What's the difference between volume discounts and product bundles?
Volume discounts reward customers for buying multiple quantities of the same product or product category (e.g., "Buy 3 t-shirts, get 20% off"). Product bundles group different complementary products together at a package price (e.g., "Camera + Lens + Bag for $499"). Volume discounts work best for consumables and repeat-purchase items, while bundles excel at cross-selling complementary products.
Are Buy One Get One (BOGO) offers better than percentage discounts?
BOGO offers typically convert better than equivalent percentage discounts due to the psychological power of the word "free." A "Buy 2 Get 1 Free" offer (33% off) usually outperforms "33% off when you buy 3" by 20-40% in conversion rates. However, BOGO requires higher margins to maintain profitability. Test both approaches to see which works better for your specific products and margins.
Will volume discounts hurt my profit margins?
Not if you calculate them correctly. While volume discounts reduce your margin percentage, they can increase absolute profit per order by driving higher order quantities. Before implementing, calculate: Profit per order = (Selling Price - COGS) × Quantity for each tier. If selling 1 unit generates $15 profit and selling 3 units at 20% off generates $27 total profit, the volume discount is profitable. Always prioritize profit per order over margin percentage.
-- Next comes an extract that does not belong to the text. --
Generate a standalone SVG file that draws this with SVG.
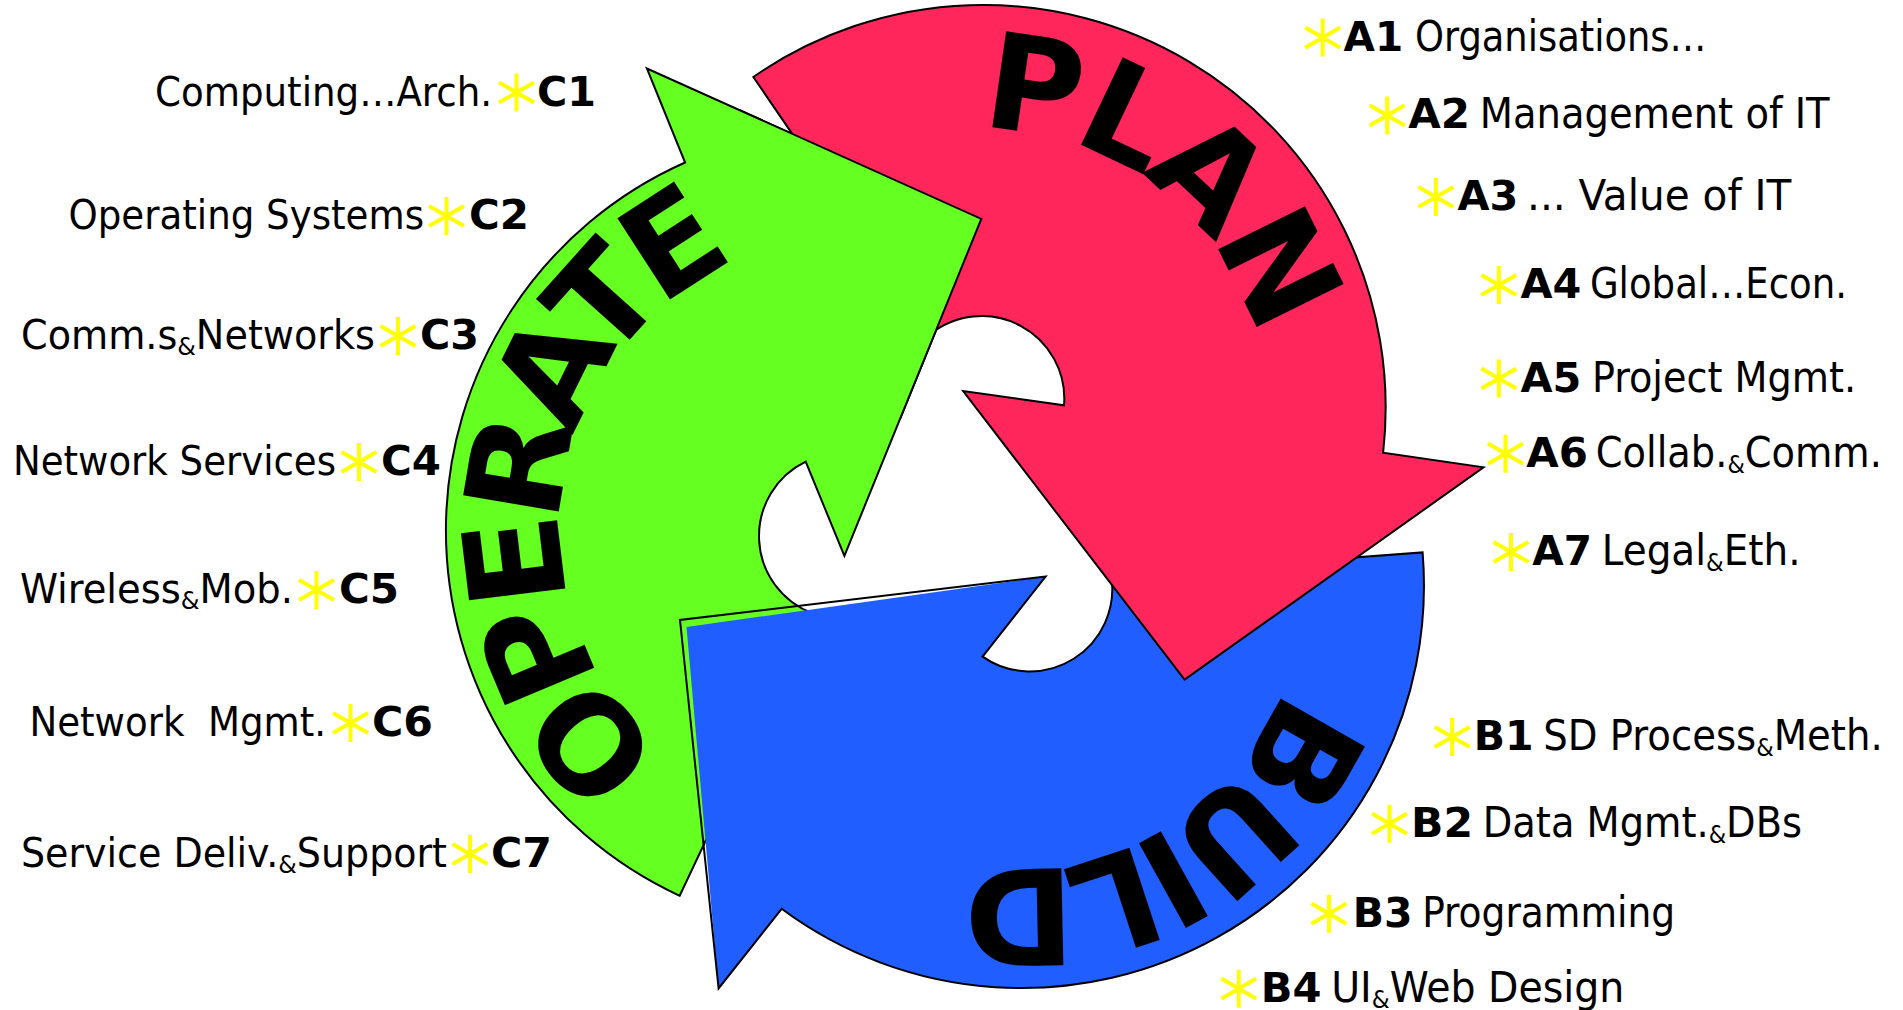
<svg xmlns="http://www.w3.org/2000/svg" width="1903" height="1010" viewBox="0 0 1903 1010">
<style>
.reg{font-family:"DejaVu Sans Condensed","DejaVu Sans",sans-serif;font-size:40px;fill:#000}
.rt{font-size:43px}
.code{font-family:"DejaVu Sans Condensed","DejaVu Sans",sans-serif;font-weight:bold;font-size:40px;fill:#000}
.amp{font-size:25px}
.big{font-family:"DejaVu Sans",Verdana,sans-serif;font-weight:bold;font-size:133px;fill:#000}
.arrow{stroke:#000;stroke-width:2;stroke-linejoin:miter;stroke-miterlimit:10}
</style>
<defs>
<path id="arrow" d="M 679.7 895.8 A 402.5 402.5 0 0 1 685.1 162.5 L 646.9 68.5 L 981.3 218.9 L 844.4 555.9 L 805.7 461.7 A 82.5 82.5 0 0 0 812.9 613.4 Z"/>
<path id="arcOp" d="M 849 817 A 289 289 0 1 1 849 239 A 289 289 0 1 1 849 817"/>
<path id="arcPlan" d="M 849 808 A 280 280 0 1 1 849 248 A 280 280 0 1 1 849 808"/>
<path id="arcBuild" d="M 849 811 A 283 283 0 1 1 849 245 A 283 283 0 1 1 849 811"/>
<g id="star"><path d="M0 -19V19M-17.5 -10.1L17.5 10.1M-17.5 10.1L17.5 -10.1" stroke="#FFFF00" stroke-width="4" fill="none"/></g>
<clipPath id="clipTop"><rect x="740" y="60" width="260" height="360"/></clipPath>
</defs>

<g id="operate">
<use href="#arrow" fill="#66FF22" class="arrow"/>
<text class="big" letter-spacing="-13.5"><textPath href="#arcOp" startOffset="197">OPERATE</textPath></text>
</g>

<g id="build">
<path d="M 1422.6 552.4 A 402.5 402.5 0 0 1 781.6 908.8 L 718.6 988.4 L 686.5 627 L 1045.6 576.5 L 982.6 656.6 A 82.5 82.5 0 0 0 1111.2 575.6 Z" fill="#215EFF"/>
<path d="M 1422.6 552.4 A 402.5 402.5 0 0 1 781.6 908.8 L 718.6 988.4 L 680 620 L 1045.6 576.5 L 982.6 656.6 A 82.5 82.5 0 0 0 1111.2 575.6 Z" fill="none" class="arrow"/>
<text class="big" letter-spacing="-14" transform="rotate(240.5 951 507.5)"><textPath href="#arcBuild" startOffset="248">BUILD</textPath></text>
</g>

<g id="plan">
<use href="#arrow" fill="#FF265C" class="arrow" transform="rotate(120.4 951 507.5)"/>
<text class="big" letter-spacing="-7" transform="rotate(120.4 951 507.5)"><textPath href="#arcPlan" startOffset="286">PLAN</textPath></text>
</g>

<g id="operate-overlap" clip-path="url(#clipTop)">
<use href="#arrow" fill="#66FF22" class="arrow"/>
</g>

<g id="c1"><text class="reg" x="155" y="105.5" textLength="337" lengthAdjust="spacingAndGlyphs">Computing…Arch.</text><use href="#star" x="516.5" y="92.5"/><text class="code" x="537" y="105.5" textLength="59" lengthAdjust="spacingAndGlyphs">C1</text></g>
<g id="c2"><text class="reg" x="68.5" y="229" textLength="355.5" lengthAdjust="spacingAndGlyphs">Operating Systems</text><use href="#star" x="446.5" y="216"/><text class="code" x="469" y="229" textLength="60" lengthAdjust="spacingAndGlyphs">C2</text></g>
<g id="c3"><text class="reg" x="21" y="349" textLength="354" lengthAdjust="spacingAndGlyphs">Comm.s<tspan class="amp" dy="6">&amp;</tspan><tspan dy="-6">Networks</tspan></text><use href="#star" x="398" y="336"/><text class="code" x="420" y="349" textLength="59" lengthAdjust="spacingAndGlyphs">C3</text></g>
<g id="c4"><text class="reg" x="13" y="475" textLength="323" lengthAdjust="spacingAndGlyphs">Network Services</text><use href="#star" x="359" y="462"/><text class="code" x="381" y="475" textLength="60" lengthAdjust="spacingAndGlyphs">C4</text></g>
<g id="c5"><text class="reg" x="20" y="603" textLength="273" lengthAdjust="spacingAndGlyphs">Wireless<tspan class="amp" dy="6">&amp;</tspan><tspan dy="-6">Mob.</tspan></text><use href="#star" x="316.5" y="590"/><text class="code" x="339" y="603" textLength="60" lengthAdjust="spacingAndGlyphs">C5</text></g>
<g id="c6"><text class="reg" x="29.5" y="736" textLength="296.5" lengthAdjust="spacingAndGlyphs" xml:space="preserve" style="white-space:pre">Network  Mgmt.</text><use href="#star" x="350.5" y="723"/><text class="code" x="372" y="736" textLength="61" lengthAdjust="spacingAndGlyphs">C6</text></g>
<g id="c7"><text class="reg" x="21" y="867" textLength="426" lengthAdjust="spacingAndGlyphs">Service Deliv.<tspan class="amp" dy="6">&amp;</tspan><tspan dy="-6">Support</tspan></text><use href="#star" x="470" y="854"/><text class="code" x="491" y="867" textLength="61" lengthAdjust="spacingAndGlyphs">C7</text></g>

<g id="a1"><use href="#star" x="1322.7" y="37.6"/><text class="code rt" x="1343.6" y="50.6" textLength="59.6" lengthAdjust="spacingAndGlyphs">A1</text><text class="reg rt" x="1415" y="50.6" textLength="291.3" lengthAdjust="spacingAndGlyphs">Organisations…</text></g>
<g id="a2"><use href="#star" x="1387.2" y="115.4"/><text class="code rt" x="1408.3" y="128.4" textLength="61.7" lengthAdjust="spacingAndGlyphs">A2</text><text class="reg rt" x="1479.8" y="128.4" textLength="349.7" lengthAdjust="spacingAndGlyphs">Management of IT</text></g>
<g id="a3"><use href="#star" x="1435.9" y="197"/><text class="code rt" x="1457.6" y="210" textLength="60.8" lengthAdjust="spacingAndGlyphs">A3</text><text class="reg rt" x="1527" y="210" textLength="264.3" lengthAdjust="spacingAndGlyphs">... Value of IT</text></g>
<g id="a4"><use href="#star" x="1498.9" y="285"/><text class="code rt" x="1520.4" y="298" textLength="60.8" lengthAdjust="spacingAndGlyphs">A4</text><text class="reg rt" x="1589.9" y="298" textLength="257.1" lengthAdjust="spacingAndGlyphs">Global…Econ.</text></g>
<g id="a5"><use href="#star" x="1498.9" y="378.5"/><text class="code rt" x="1520.4" y="391.5" textLength="60.8" lengthAdjust="spacingAndGlyphs">A5</text><text class="reg rt" x="1591.9" y="391.5" textLength="264.2" lengthAdjust="spacingAndGlyphs">Project Mgmt.</text></g>
<g id="a6"><use href="#star" x="1505.5" y="453.7"/><text class="code rt" x="1526.3" y="466.7" textLength="61.6" lengthAdjust="spacingAndGlyphs">A6</text><text class="reg rt" x="1595.8" y="466.7" textLength="286.1" lengthAdjust="spacingAndGlyphs">Collab.<tspan class="amp" dy="6">&amp;</tspan><tspan dy="-6">Comm.</tspan></text></g>
<g id="a7"><use href="#star" x="1511" y="552"/><text class="code rt" x="1532.3" y="565" textLength="59.6" lengthAdjust="spacingAndGlyphs">A7</text><text class="reg rt" x="1601.8" y="565" textLength="198.7" lengthAdjust="spacingAndGlyphs">Legal<tspan class="amp" dy="6">&amp;</tspan><tspan dy="-6">Eth.</tspan></text></g>

<g id="b1"><use href="#star" x="1452.2" y="737"/><text class="code rt" x="1473.8" y="750" textLength="59.8" lengthAdjust="spacingAndGlyphs">B1</text><text class="reg rt" x="1543.3" y="750" textLength="339.4" lengthAdjust="spacingAndGlyphs">SD Process<tspan class="amp" dy="6">&amp;</tspan><tspan dy="-6">Meth.</tspan></text></g>
<g id="b2"><use href="#star" x="1389.5" y="823.7"/><text class="code rt" x="1411" y="836.7" textLength="62" lengthAdjust="spacingAndGlyphs">B2</text><text class="reg rt" x="1482.8" y="836.7" textLength="319.2" lengthAdjust="spacingAndGlyphs">Data Mgmt.<tspan class="amp" dy="6">&amp;</tspan><tspan dy="-6">DBs</tspan></text></g>
<g id="b3"><use href="#star" x="1329" y="913.7"/><text class="code rt" x="1352.7" y="926.7" textLength="59.8" lengthAdjust="spacingAndGlyphs">B3</text><text class="reg rt" x="1422.2" y="926.7" textLength="252.9" lengthAdjust="spacingAndGlyphs">Programming</text></g>
<g id="b4"><use href="#star" x="1238.8" y="988.7"/><text class="code rt" x="1260.8" y="1001.7" textLength="60.7" lengthAdjust="spacingAndGlyphs">B4</text><text class="reg rt" x="1331.2" y="1001.7" textLength="293.2" lengthAdjust="spacingAndGlyphs">UI<tspan class="amp" dy="6">&amp;</tspan><tspan dy="-6">Web Design</tspan></text></g>
</svg>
How many discount tiers should I offer?
Three tiers is the sweet spot for most stores. Having 2-3 decision points (Tier 1, Tier 2, Tier 3) creates optimal psychological progression without overwhelming customers. Fewer than three tiers limits your ability to capture different customer segments, while more than four tiers creates decision paralysis. A typical structure: Buy 2 (10% off), Buy 3 (15% off), Buy 5+ (25% off).
Should I show percentage discounts or dollar amounts?
For products under $50, percentage discounts perform 15-20% better ("Save 20%" vs "Save $8"). For products over $100, dollar amounts convert better ("Save $75" vs "Save 25%"). The best approach is showing both: "Buy 3 for $120 (save $30, 20% off)" gives customers both data points and lets them respond to whichever metric resonates more.